Одна из таких реалий, помнится, доставила особенно много хлопот критикам — жаргон. Шума вокруг аксеновского жаргона было столько, что К. И. Чуковский написал о нем миниатюрный лингвистический трактат под названием «Нечто о «лабуде». Долго обсуждали тогда проблему лабуды, долго и глубокомысленно. Включившись в обсуждение, сам Аксенов на одном из литературных диспутов сообщил участникам, что раскованный язык современного юноши является, по его мнению, реакцией на парадный стиль, коим изъяснялись в книгах периода культа личности герои руководители. Спасительный аргумент! Мне вспоминается, что чаще в книгах периода культа личности бывало другое: руководители изъяснялись по- человечески, а вот рядовые труженики — в парадном штиле. Это последнее обстоятельство кажется мне настолько важным, что проблема лабуды меня как-то не волнует. Хотя, известное дело, современные юноши, может, и грешат лабудой (особенно после прочтения Аксенова) и лабуда, так сказать, есть реалия нашего общего быта.
Реалии много значат в прозе. В известном смысле художественная литература как познание жизни в формах самой жизни вся сплошь состоит из реалий. Но чтобы частности, детали, аксессуары говорили о главном, должно быть это главное, должно быть ощущение личности. Тем более в периоды, когда обновление принимает столь явные и всеохватные формы, что главное легко спутать с частностью.
Я не ошибусь, наверное, если скажу, что в посвященной современности прозе второй половины пятидесятых годов не было ни одного сколько-нибудь заметного произведения, которое не фиксировало бы с большей или меньшей точностью приметы нового. Причем приметы куда более существенные, чем моды и вкусы. Все зависело от того, в какой степени эти приметы становились приметами действительного духовного и нравственного обновления.
Я процитирую отрывок из повести, отмеченной великолепным чутьем к приметам времени, рядом с которым аксеновские изыскания в области мод и вкусов кажутся сущими мелочами быта. Повесть эта, появившаяся, кстати, в один год с «Коллегами», подмечала в жизни куда более важные новации.
«Раньше руководитель как разговаривал с многотысячным коллективом? Становился на ящик из-под болтов и произносил речь. А теперь? Один только машинист роторного экскаватора выполняет программу двух сотен землекопов.
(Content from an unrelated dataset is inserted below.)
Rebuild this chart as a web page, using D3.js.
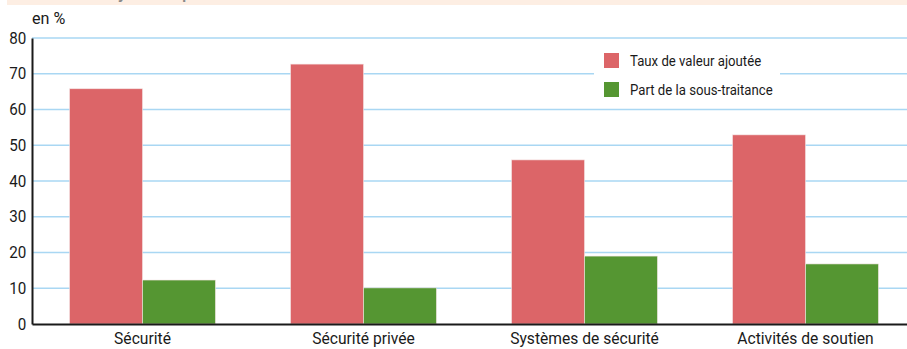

Зачем же перед ним становиться на ящичный пьедестал и с этой высоты произносить зажигательную речь, будто перед тобой сотни людей?
Нужно с таким человеком сесть на подножку роторного экскаватора, чтобы быть, так сказать, на одном уровне от земли, закурить и беседовать, глядя прицельно в глаза, — быть человеком против человека; найти задушевные слова, соответствующие. новым историческим условиям и новым методам руководства»..
Повесть Вадима Кожевникова «Знакомьтесь, Балуев» сплошь пронизана приметами времени. Новый тип руководителя, характерный именно для нынешнего времени, новые методы руководстве, в которых выразился дух Двадцатого съезда, новая психология рабочего, диктующая новые формы отношения к нему, — все это приметы времени настолько важные, что их одних уже было бы достаточно «Балуеву», чтобы занять свое место в литературной летописи наших дней, рядом с романами Г. Николаевой, В. Кетлинской, С. Сартакова, Д. Гранина, А. Чаковского, С. Залыгина, Вл. Фоменко, Е. Мальцева и других писателей, которые так или иначе запечатлели происходящие в наше время свершения.
Но в повести «Знакомьтесь, Балуев» (особенно в первой, по моим читательским ощущениям, более сильной ее половине) сделано художественное открытие, которое заставляет нас выделить это произведение из добротного литературного ряда. Главное художественное открытие В. Кожевникова — не столько тип Балуева (этот тип, повторяю, подмечен многими), сколько интонация, в которой о Балуеве рассказано.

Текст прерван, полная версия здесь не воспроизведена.